Member Withdrawal,Termination and Assignment
· How may a member withdraw from the LLC?
· Will a member be permitted to assign an interest in the LLC?
· Will the assignee be entitled to all rights of the original member or only to the distributions to which the member is entitled?
· Will the assigning member continue to have management authority?
· Will other members have a right to approve a member's sale of an LLC interest? Will they have a right of first refusal to purchase the interest themselves?
· Should the LLC be able to terminate or expel a member?
· How will the member's interest be valued and paid on withdrawal or termination?
· Will the LLC or other members be required to buy out the interest of a member who dies?
· Will a member's interest be subject to buyout by the LLC or other members if he or she violates certain terms of the agreement?
· If there is a buyout provision, how will a member's interest be bought out, and at what purchase price?
Financial and Tax Issues
· What will the original capitalization be?
· Will any contribution be made in property rather than cash? If so, how will property be valued?
· Will distributions of income be required? If distributions are anticipated, who will determine when distributions will be made and how much they will be? Will a certain reserve be required, or will a formula be used to determine distributions?
· Will noncash distributions be permitted?
· How will members rendering services to the LLC be compensated?
· How will profits and losses be allocated?
· Will there be special allocations for specific items (such as depreciation)? Will there be special allocations for the sale of assets or other transactions?
· Will additional funds provided by a member be treated as a loan or as an additional contribution to capital?
· Will the LLC have the right to make tax elections without specific member consent? If member consent is required, what level of approval is required?
· Are all members agreeable to the tax treatment of their distributions as earned income (if the members are managers)?
· Do the members wish to have passive income? If this is the desired tax treatment, the LLC should be formed as an LLC to be managed by managers rather than by the members. A managing member's LLC income is earned income.
Dissolution
The structure of the LLC is intended to have a term. An LLC is not intended to have a "perpetual" existence like a corporation.
· What will be the term of the LLC?
· What will the dissolution events be?
· What vote will be required to approve a dissolution?
Approval by Members
· What level of member approval will be required for amendment of the Operating Agreement? If the Articles of Organization and the Operating Agreement are silent on this issue, a California LLC requires unanimous consent.
· What provision will be made for amendment of the Articles of Organization filed with the Secretary of State? If the Articles of Organization and the Operating Agreement are silent on this issue, a California LLC requires unanimous consent.
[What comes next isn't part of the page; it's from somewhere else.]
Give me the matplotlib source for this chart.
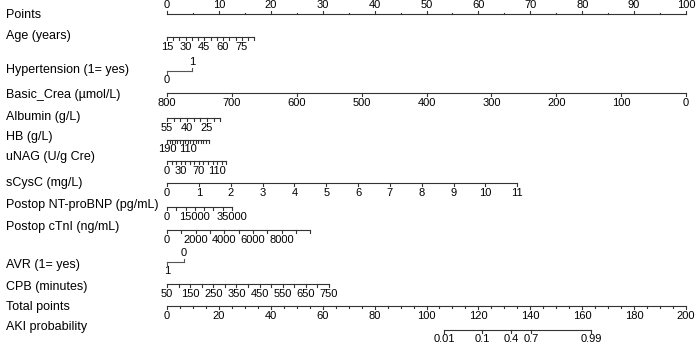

In California, the Articles of Organization cannot under any circumstances be amended by a vote less than a majority in ownership interest.
If an LLC Operating Agreement does not adequately address an issue that arises, here are the three outcomes that are possible:
(1) The members come to an agreement and amend the Operating Agreement if necessary to address the issue;
(2) The members fail to come to any agreement and California law provides an "answer" that prevails in the absence of a contrary agreement of the members; or
(3) The members fail to come to an agreement and California law is silent on the issue. Whatever action is taken by the LLC or its members remains subject to challenge by disgruntled members.